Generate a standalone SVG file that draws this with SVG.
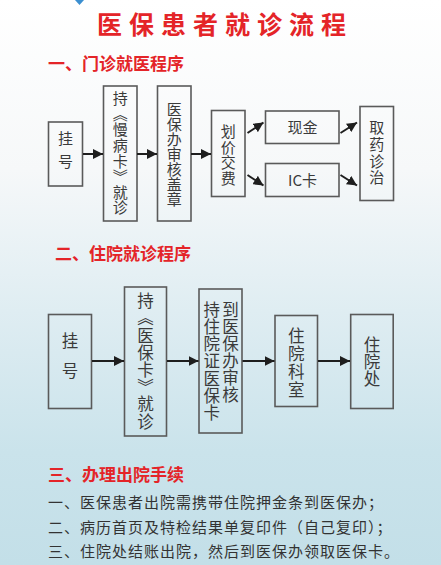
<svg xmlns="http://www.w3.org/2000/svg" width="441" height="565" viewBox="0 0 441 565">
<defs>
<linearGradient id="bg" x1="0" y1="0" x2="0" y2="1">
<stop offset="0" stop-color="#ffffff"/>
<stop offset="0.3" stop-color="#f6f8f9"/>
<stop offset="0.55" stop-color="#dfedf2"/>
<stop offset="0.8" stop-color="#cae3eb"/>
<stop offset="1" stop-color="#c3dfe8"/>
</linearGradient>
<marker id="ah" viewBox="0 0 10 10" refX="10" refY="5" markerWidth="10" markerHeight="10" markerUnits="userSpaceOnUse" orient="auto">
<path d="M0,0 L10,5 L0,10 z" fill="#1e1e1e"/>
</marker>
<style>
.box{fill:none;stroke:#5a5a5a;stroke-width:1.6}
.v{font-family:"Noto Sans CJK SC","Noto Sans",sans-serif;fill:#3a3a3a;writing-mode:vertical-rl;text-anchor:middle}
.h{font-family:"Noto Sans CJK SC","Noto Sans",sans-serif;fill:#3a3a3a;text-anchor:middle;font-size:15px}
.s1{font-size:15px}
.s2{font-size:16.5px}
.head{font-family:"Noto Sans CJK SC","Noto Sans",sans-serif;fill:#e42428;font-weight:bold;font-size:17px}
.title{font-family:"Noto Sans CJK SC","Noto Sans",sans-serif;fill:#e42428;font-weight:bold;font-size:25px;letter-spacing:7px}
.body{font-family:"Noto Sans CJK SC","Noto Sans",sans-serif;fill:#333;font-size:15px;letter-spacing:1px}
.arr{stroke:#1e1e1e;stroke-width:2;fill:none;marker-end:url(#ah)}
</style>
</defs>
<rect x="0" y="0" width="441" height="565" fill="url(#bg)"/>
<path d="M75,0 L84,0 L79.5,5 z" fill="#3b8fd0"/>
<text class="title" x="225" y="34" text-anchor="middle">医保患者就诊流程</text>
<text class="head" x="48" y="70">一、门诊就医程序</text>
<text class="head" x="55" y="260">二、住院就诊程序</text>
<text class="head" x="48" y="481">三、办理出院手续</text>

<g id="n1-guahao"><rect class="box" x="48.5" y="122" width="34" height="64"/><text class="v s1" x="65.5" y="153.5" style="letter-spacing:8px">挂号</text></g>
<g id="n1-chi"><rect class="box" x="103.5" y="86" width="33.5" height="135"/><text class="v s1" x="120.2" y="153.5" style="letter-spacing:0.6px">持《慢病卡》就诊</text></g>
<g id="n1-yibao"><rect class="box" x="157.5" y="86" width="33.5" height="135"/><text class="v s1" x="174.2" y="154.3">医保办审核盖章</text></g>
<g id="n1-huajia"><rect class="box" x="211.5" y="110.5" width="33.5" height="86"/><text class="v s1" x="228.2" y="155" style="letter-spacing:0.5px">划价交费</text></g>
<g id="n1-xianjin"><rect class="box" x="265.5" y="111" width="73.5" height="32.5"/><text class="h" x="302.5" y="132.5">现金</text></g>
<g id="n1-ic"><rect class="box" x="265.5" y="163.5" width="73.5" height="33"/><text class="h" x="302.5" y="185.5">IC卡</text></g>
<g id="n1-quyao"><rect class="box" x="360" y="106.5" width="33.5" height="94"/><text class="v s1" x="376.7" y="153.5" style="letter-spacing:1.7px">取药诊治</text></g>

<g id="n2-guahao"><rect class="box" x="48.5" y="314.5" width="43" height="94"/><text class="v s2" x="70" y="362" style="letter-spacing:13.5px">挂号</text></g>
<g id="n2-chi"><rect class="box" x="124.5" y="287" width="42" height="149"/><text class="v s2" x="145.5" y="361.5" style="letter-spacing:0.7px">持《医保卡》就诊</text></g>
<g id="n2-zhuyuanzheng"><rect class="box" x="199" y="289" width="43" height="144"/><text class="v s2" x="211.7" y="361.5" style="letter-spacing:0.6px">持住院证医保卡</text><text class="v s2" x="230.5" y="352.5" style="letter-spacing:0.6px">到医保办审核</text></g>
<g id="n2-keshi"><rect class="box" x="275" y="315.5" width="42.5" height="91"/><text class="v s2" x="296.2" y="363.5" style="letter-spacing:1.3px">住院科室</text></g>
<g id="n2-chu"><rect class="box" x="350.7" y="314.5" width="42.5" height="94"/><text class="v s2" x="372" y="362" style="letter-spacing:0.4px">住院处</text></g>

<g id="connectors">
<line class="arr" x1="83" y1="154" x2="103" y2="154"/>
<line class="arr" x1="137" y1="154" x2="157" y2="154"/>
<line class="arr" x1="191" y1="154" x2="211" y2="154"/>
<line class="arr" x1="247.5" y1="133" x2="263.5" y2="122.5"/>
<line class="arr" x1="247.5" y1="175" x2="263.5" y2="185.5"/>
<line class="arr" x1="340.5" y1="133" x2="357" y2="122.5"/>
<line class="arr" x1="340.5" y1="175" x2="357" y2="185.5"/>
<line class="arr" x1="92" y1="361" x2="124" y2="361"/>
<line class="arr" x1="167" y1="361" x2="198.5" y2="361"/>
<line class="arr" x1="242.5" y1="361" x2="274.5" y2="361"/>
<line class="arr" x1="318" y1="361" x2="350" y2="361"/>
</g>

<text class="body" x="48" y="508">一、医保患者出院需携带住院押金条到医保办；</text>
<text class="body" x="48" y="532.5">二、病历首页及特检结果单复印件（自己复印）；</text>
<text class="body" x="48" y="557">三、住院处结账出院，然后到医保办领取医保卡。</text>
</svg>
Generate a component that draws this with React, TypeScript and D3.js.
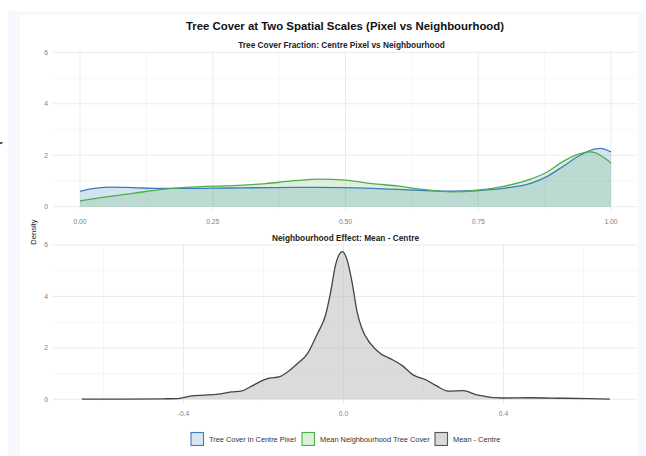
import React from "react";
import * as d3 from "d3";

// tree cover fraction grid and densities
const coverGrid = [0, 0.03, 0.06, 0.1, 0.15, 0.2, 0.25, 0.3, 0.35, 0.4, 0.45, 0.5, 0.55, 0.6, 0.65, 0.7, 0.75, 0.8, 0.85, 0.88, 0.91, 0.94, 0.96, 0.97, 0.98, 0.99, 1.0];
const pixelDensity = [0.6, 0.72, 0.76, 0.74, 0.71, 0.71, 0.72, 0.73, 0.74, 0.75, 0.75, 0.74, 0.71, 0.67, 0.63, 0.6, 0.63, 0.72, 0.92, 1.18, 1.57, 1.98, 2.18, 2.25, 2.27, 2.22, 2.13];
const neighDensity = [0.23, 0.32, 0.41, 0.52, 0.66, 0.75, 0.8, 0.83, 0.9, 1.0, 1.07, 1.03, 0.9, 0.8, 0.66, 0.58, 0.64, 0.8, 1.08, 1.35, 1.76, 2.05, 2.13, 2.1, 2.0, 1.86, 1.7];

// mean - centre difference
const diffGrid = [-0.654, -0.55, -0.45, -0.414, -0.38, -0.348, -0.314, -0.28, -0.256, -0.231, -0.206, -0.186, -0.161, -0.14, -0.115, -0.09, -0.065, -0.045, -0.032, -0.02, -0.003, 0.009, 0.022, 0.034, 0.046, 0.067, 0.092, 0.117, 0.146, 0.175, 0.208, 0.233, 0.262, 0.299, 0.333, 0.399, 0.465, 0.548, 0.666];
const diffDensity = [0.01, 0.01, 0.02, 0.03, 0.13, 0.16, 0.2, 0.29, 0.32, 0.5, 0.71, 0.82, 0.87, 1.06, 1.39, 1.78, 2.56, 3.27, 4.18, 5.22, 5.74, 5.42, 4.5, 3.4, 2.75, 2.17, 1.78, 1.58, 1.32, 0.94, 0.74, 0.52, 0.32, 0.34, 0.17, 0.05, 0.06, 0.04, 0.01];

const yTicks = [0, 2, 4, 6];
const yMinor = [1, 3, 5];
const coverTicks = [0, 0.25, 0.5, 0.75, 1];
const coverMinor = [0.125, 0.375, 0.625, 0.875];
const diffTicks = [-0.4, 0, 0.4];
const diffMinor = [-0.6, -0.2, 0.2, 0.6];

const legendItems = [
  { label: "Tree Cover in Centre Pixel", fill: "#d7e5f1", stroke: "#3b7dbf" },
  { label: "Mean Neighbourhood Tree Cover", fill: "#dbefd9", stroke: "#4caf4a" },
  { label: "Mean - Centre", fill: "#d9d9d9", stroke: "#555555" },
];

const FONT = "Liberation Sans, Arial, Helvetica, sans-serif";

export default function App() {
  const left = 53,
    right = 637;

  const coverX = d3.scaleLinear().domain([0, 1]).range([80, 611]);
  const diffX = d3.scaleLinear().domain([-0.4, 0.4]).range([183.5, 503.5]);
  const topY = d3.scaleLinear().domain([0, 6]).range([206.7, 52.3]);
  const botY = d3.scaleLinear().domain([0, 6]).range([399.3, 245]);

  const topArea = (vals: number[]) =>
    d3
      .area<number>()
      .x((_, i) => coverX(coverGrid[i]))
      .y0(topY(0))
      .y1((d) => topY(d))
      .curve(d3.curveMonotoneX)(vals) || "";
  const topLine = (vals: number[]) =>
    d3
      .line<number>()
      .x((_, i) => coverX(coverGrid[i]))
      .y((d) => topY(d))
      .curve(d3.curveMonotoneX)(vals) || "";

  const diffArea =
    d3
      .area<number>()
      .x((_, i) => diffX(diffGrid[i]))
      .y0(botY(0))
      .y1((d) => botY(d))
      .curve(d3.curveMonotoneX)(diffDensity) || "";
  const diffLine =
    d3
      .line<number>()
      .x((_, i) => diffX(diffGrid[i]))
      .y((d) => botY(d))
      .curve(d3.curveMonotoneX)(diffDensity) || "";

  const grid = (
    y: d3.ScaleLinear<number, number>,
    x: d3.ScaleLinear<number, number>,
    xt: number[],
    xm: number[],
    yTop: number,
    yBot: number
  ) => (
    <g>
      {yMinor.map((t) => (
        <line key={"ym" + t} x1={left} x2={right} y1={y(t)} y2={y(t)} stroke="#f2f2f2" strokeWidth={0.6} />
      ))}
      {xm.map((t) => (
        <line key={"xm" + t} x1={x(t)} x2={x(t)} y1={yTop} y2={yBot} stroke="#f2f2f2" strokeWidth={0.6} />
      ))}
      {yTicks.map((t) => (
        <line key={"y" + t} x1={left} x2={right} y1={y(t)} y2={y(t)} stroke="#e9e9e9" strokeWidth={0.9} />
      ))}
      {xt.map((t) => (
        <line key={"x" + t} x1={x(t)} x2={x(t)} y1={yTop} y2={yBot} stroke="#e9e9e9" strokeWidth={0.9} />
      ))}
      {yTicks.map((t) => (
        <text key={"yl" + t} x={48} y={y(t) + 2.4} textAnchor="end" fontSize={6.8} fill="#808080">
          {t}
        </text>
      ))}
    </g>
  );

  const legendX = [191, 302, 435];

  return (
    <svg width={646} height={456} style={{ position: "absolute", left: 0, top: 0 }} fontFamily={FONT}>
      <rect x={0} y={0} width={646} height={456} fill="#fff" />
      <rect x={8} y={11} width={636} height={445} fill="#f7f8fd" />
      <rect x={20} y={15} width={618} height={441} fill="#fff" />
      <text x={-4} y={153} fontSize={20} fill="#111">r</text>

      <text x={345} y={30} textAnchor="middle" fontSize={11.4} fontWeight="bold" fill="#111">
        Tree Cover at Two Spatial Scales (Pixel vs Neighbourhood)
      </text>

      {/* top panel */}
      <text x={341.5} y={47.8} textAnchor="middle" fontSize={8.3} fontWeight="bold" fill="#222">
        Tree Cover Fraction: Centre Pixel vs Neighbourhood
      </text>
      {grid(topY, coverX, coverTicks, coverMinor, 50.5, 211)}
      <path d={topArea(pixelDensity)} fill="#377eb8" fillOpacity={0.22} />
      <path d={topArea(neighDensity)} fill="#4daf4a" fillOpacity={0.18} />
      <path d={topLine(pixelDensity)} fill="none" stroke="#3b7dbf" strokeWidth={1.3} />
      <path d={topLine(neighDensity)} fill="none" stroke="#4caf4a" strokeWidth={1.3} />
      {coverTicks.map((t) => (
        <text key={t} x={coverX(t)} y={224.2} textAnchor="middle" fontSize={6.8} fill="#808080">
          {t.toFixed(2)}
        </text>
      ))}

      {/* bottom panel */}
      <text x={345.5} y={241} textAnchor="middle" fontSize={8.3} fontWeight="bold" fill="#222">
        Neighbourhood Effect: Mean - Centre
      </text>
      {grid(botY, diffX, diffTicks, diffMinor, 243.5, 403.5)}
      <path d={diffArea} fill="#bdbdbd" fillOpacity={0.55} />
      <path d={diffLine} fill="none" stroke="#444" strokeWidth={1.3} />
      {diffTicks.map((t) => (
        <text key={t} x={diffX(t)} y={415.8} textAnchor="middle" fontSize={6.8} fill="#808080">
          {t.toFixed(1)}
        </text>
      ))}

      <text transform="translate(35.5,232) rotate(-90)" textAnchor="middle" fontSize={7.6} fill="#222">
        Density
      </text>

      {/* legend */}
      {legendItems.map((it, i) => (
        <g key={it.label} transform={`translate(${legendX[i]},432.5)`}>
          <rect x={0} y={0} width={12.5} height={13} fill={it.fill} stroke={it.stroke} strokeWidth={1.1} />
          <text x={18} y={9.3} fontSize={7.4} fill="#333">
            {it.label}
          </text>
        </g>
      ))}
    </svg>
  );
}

★ ★ ★ ★ ★

* **SHORT TASK**
Go up to the line with "Generate a component" and retype exactly from there through the line with "import * as". Leave out pictures.

* **CORRECT OUTPUT**
Generate a component that draws this with React, TypeScript and D3.js.
import React from "react";
import * as d3 from "d3";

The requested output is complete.